Even if students were not hostile to the US Government, were they careful to respect national security and OPSEC rules for their home and cell phone networks? Did they use illegal drugs or were they alcoholic? In this instance, the foreign student accessing Argonne labs via Howard University's interface did use illegal drugs and did have a reputation of being often drunk or under other influence. Was seen urinating on the lawns next to the Air BnB. Was allegedly open to letting 'anyone' onto his Howard: DOE access point. Was allegedly having money issues and was too poor to afford his own laptop, and so 'borrowed' Chinese mainland-made laptops of his Air BnB host, to use for his Howard: Argonne work.
It was and still is illegal to access any US Government network, with Chinese-made computing equipment. His work was unquestionably illegal, as a non-US citizen using Chinese computers: he was uploading scripts onto the DOE network, executing them to scrape data from DOE Covid servers, and downloading the resulting data. Did he share the data with anyone outside of Howard? Or sell any of it? Why did his Air BnB hosts have over 30 Chinese mainland computing devices in their basement, where they ran Bit Coin and crypto operations?
And this nightmare of illegal access got even worse: as it appeared to move into a deliberate cyber intrusion scenario, linked to a mainland China Space & Satellite firm in Maryland. Carelessness is very dangerous and academic institutions not trained in, or mindful of US national cyber security protocol and hygiene, risk doing serious damage to all of us. Americans died, as in other nations, from Covid. Thr last nation who needed access to classified US Covid data, was China.
If meaningful medical dialogue for treatment and cure was the intent - China would have approached the US openly through diplomatic channels. Opening a back door into Argonne Covid R&D and Chinese supply chain intelligence, was not indicative of peaceful sharing of Covid research. But it was in keeping with Chinese espionage practices for years.

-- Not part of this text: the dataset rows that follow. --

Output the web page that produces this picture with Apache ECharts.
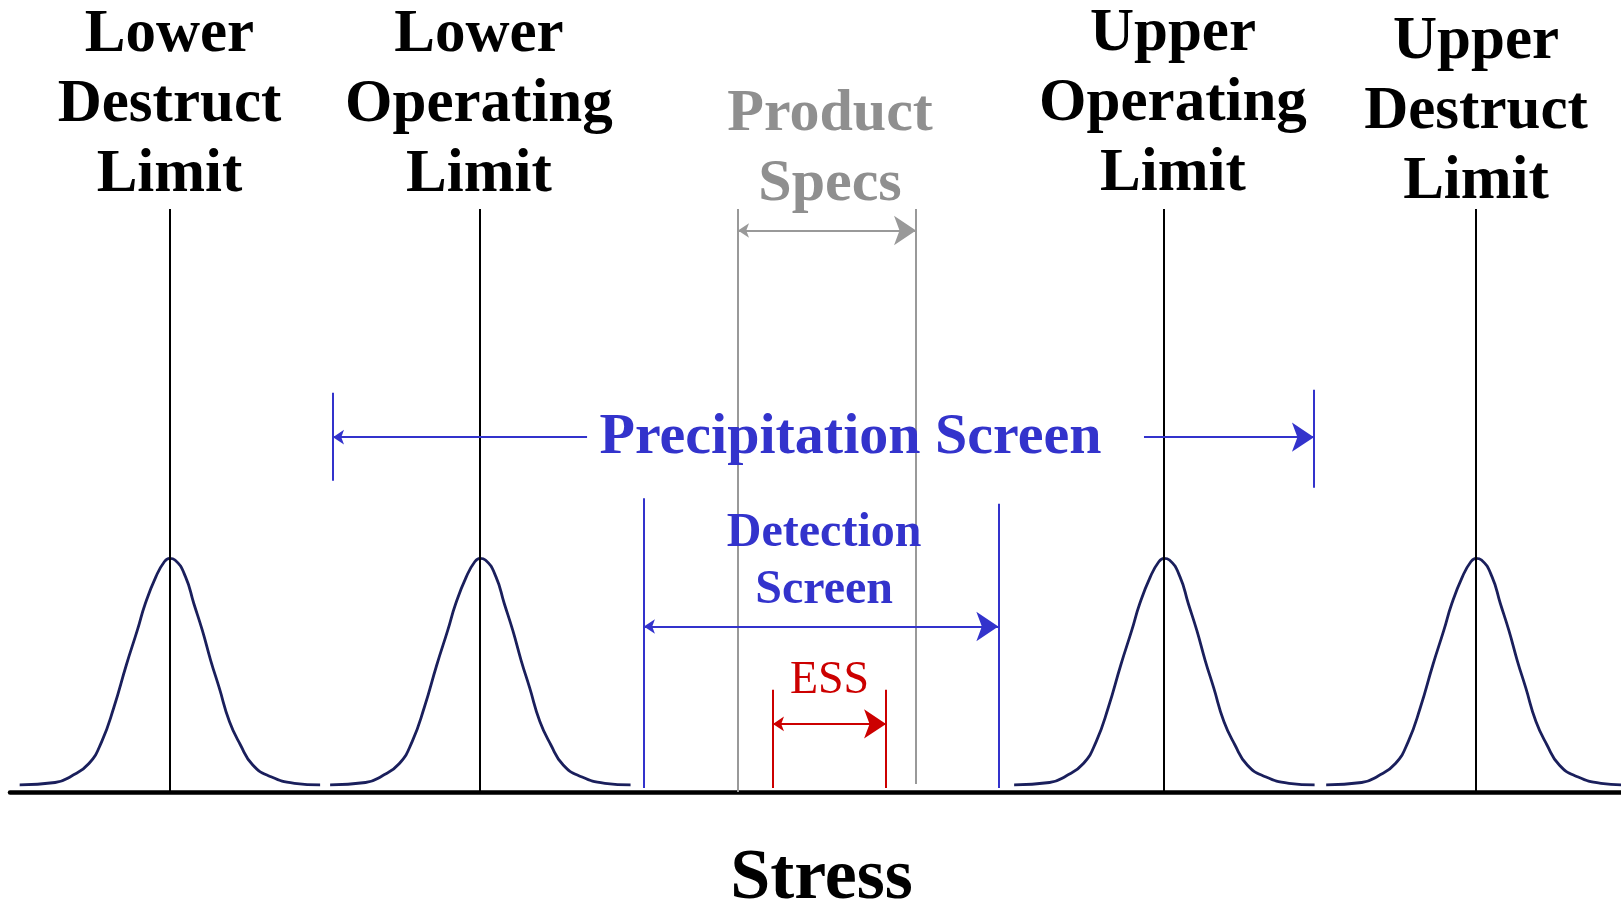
<!DOCTYPE html>
<html>
<head>
<meta charset="utf-8">
<script src="https://cdn.jsdelivr.net/npm/echarts@6/dist/echarts.min.js"></script>
<style>
html, body { margin: 0; padding: 0; background: #fff; }
#main { width: 1621px; height: 902px; }
</style>
</head>
<body>
<div id="main"></div>
<script>
// stress scale 0..100 across the width, height scale 0..100 above the axis
var limitNames = ['Lower\nDestruct\nLimit', 'Lower\nOperating\nLimit', 'Upper\nOperating\nLimit', 'Upper\nDestruct\nLimit'];
var limitCenters = [9.9, 29.17, 71.63, 91.0];
var limitTop = 73.6;

// one bell profile, reused at each limit
var bellOffsets = [-9.3, -7.1, -6.1, -5.0, -4.2, -3.45, -2.67, -2.0, -1.5, -0.84, -0.31, 0, 0.34, 0.99, 1.51, 2.04, 2.56, 3.08, 3.72, 4.39, 5.17, 6.21, 7.76, 9.35];
var bellHeights = [0.9, 1.2, 2.0, 3.6, 6.4, 10.7, 16.1, 20.4, 23.8, 27.2, 29.1, 29.5, 29.3, 27.2, 23.8, 20.4, 16.6, 13.2, 8.9, 6.0, 3.4, 2.0, 1.1, 0.9];

var specLimits = [45.19, 56.24];
var precipLimits = [20.05, 80.94];
var detectLimits = [39.35, 61.35];
var essLimits = [47.36, 54.38];

var myChart = echarts.init(document.getElementById('main'));

var FONT = '"Liberation Serif", "Times New Roman", serif';
var BLUE = '#3333cc';
var RED = '#cc0000';
var GRAY = '#999999';
var NAVY = '#1a1f5c';

function seg(x1, y1, x2, y2) {
    return { coords: [[x1, y1], [x2, y2]] };
}

function linesSeries(data, color, width, symbol) {
    return {
        type: 'lines',
        coordinateSystem: 'cartesian2d',
        data: data,
        symbol: symbol || ['none', 'none'],
        symbolSize: [11, 22],
        lineStyle: { color: color, width: width, opacity: 1, curveness: 0 },
        silent: true,
        z: 3
    };
}

function textItem(x, y, text, style, dx, dy) {
    return {
        value: [x, y],
        label: Object.assign({
            show: true,
            position: 'inside',
            offset: [dx || 0, dy || 0],
            formatter: text,
            fontFamily: FONT,
            opacity: 1,
            align: 'center',
            verticalAlign: 'middle'
        }, style)
    };
}

var series = [];

// vertical limit lines
series.push(linesSeries(limitCenters.map(function (c) {
    return seg(c, 0, c, limitTop);
}), '#000', 2));

// bell curves
for (var i = 0; i < limitCenters.length; i++) {
    var pts = [];
    for (var j = 0; j < bellOffsets.length; j++) {
        pts.push([limitCenters[i] + bellOffsets[j], bellHeights[j]]);
    }
    series.push({
        type: 'line',
        data: pts,
        smooth: 0.5,
        showSymbol: false,
        symbol: 'none',
        lineStyle: { color: NAVY, width: 2.8 },
        silent: true,
        z: 2
    });
}

// product specs
series.push(linesSeries([
    seg(specLimits[0], 0, specLimits[0], 38.6),
    seg(specLimits[0], 37.0, specLimits[0], limitTop),
    seg(specLimits[1], 1.0, specLimits[1], 38.6),
    seg(specLimits[1], 37.0, specLimits[1], limitTop)
], GRAY, 2));
series.push(linesSeries([seg(specLimits[0], 70.9, specLimits[1], 70.9)], GRAY, 2, ['arrow', 'arrow']));

// precipitation screen
series.push(linesSeries([
    seg(precipLimits[0], 39.3, precipLimits[0], 50.4),
    seg(precipLimits[1], 38.4, precipLimits[1], 50.8)
], BLUE, 2));
series.push(linesSeries([seg(precipLimits[0], 44.8, 35.82, 44.8)], BLUE, 2, ['arrow', 'none']));
series.push(linesSeries([seg(70.39, 44.8, precipLimits[1], 44.8)], BLUE, 2, ['none', 'arrow']));

// detection screen
series.push(linesSeries([
    seg(detectLimits[0], 0.5, detectLimits[0], 37.1),
    seg(detectLimits[1], 0.5, detectLimits[1], 36.4)
], BLUE, 2));
series.push(linesSeries([seg(detectLimits[0], 20.9, detectLimits[1], 20.9)], BLUE, 2, ['arrow', 'arrow']));

// ESS
series.push(linesSeries([
    seg(essLimits[0], 0.5, essLimits[0], 12.9),
    seg(essLimits[1], 0.5, essLimits[1], 12.9)
], RED, 2));
series.push(linesSeries([seg(essLimits[0], 8.6, essLimits[1], 8.6)], RED, 2, ['arrow', 'arrow']));

// texts
var limitStyle = { fontSize: 61, fontWeight: 'bold', color: '#000', lineHeight: 70 };
var texts = [
    textItem(limitCenters[0], limitTop, limitNames[0], limitStyle, 0, -104),
    textItem(limitCenters[1], limitTop, limitNames[1], limitStyle, -1, -104),
    textItem(limitCenters[2], limitTop, limitNames[2], limitStyle, 9, -105),
    textItem(limitCenters[3], limitTop, limitNames[3], limitStyle, 0, -96.5),
    textItem((specLimits[0] + specLimits[1]) / 2, limitTop, 'Product\nSpecs',
        { fontSize: 60, fontWeight: 'bold', color: '#8f8f8f', lineHeight: 70 }, 3, -60),
    textItem((precipLimits[0] + precipLimits[1]) / 2, 44.8, 'Precipitation Screen',
        { fontSize: 58, fontWeight: 'bold', color: BLUE }, 27, 1),
    textItem((detectLimits[0] + detectLimits[1]) / 2, 20.9, 'Detection\nScreen',
        { fontSize: 48, fontWeight: 'bold', color: BLUE, lineHeight: 57 }, 3, -64),
    textItem((essLimits[0] + essLimits[1]) / 2, 8.6, 'ESS',
        { fontSize: 46, fontWeight: 'normal', color: RED }, 0, -43)
];
series.push({
    type: 'scatter',
    data: texts,
    symbolSize: 1,
    itemStyle: { color: 'rgba(0,0,0,0)', opacity: 1 },
    silent: true,
    clip: false,
    z: 5
});

var option = {
    animation: false,
    backgroundColor: '#fff',
    grid: { left: 10, right: 0, top: 0, bottom: 110, outerBoundsMode: 'none' },
    xAxis: {
        type: 'value',
        min: 0,
        max: 100,
        name: 'Stress',
        nameLocation: 'middle',
        nameGap: 51,
        nameTextStyle: { fontFamily: FONT, fontSize: 72, fontWeight: 'bold', color: '#000', padding: [0, 0, 0, 12] },
        axisLine: { show: true, lineStyle: { color: '#000', width: 4.5 } },
        axisTick: { show: false },
        axisLabel: { show: false },
        splitLine: { show: false }
    },
    yAxis: {
        type: 'value',
        min: 0,
        max: 100,
        show: false,
        splitLine: { show: false }
    },
    series: series
};

myChart.setOption(option);
</script>
</body>
</html>
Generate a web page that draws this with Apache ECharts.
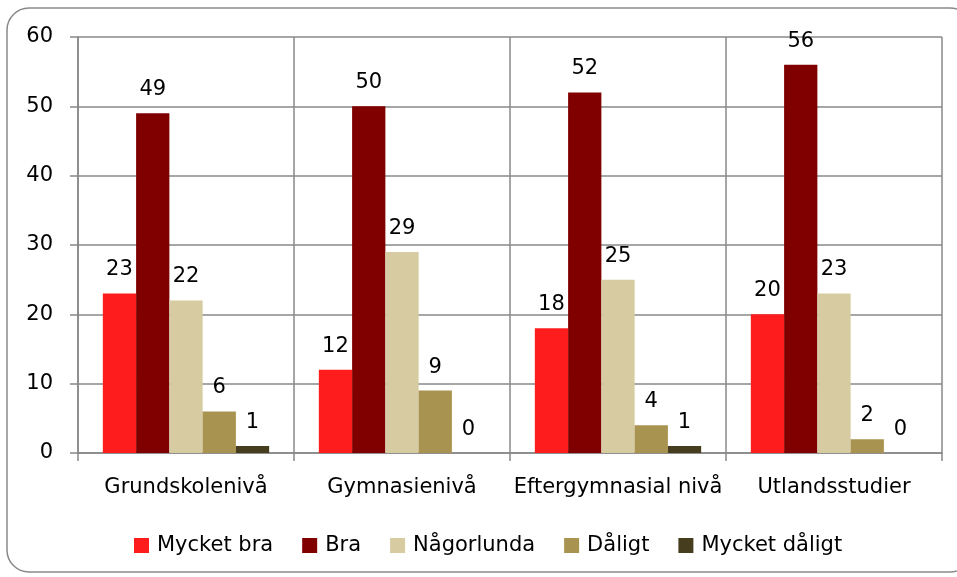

If any US contractor or federal government employee were to show up on a network scan with such devices, they would be fired or suspended, and quite possibly charged with espionage. US DOJ made several such arrests during the pandemic, including a US citizen contractor from Virginia, just across the river from Howard and Argonne's DC location. Chinese cyber and device intrusion is a large problem in the DC metro area due to the high numbers of South American immigrants, and Chinese and Russian aid to that region, often winning the loyalty of those citizens, who then immigrate into the US, with their Chinese devices and loyalty.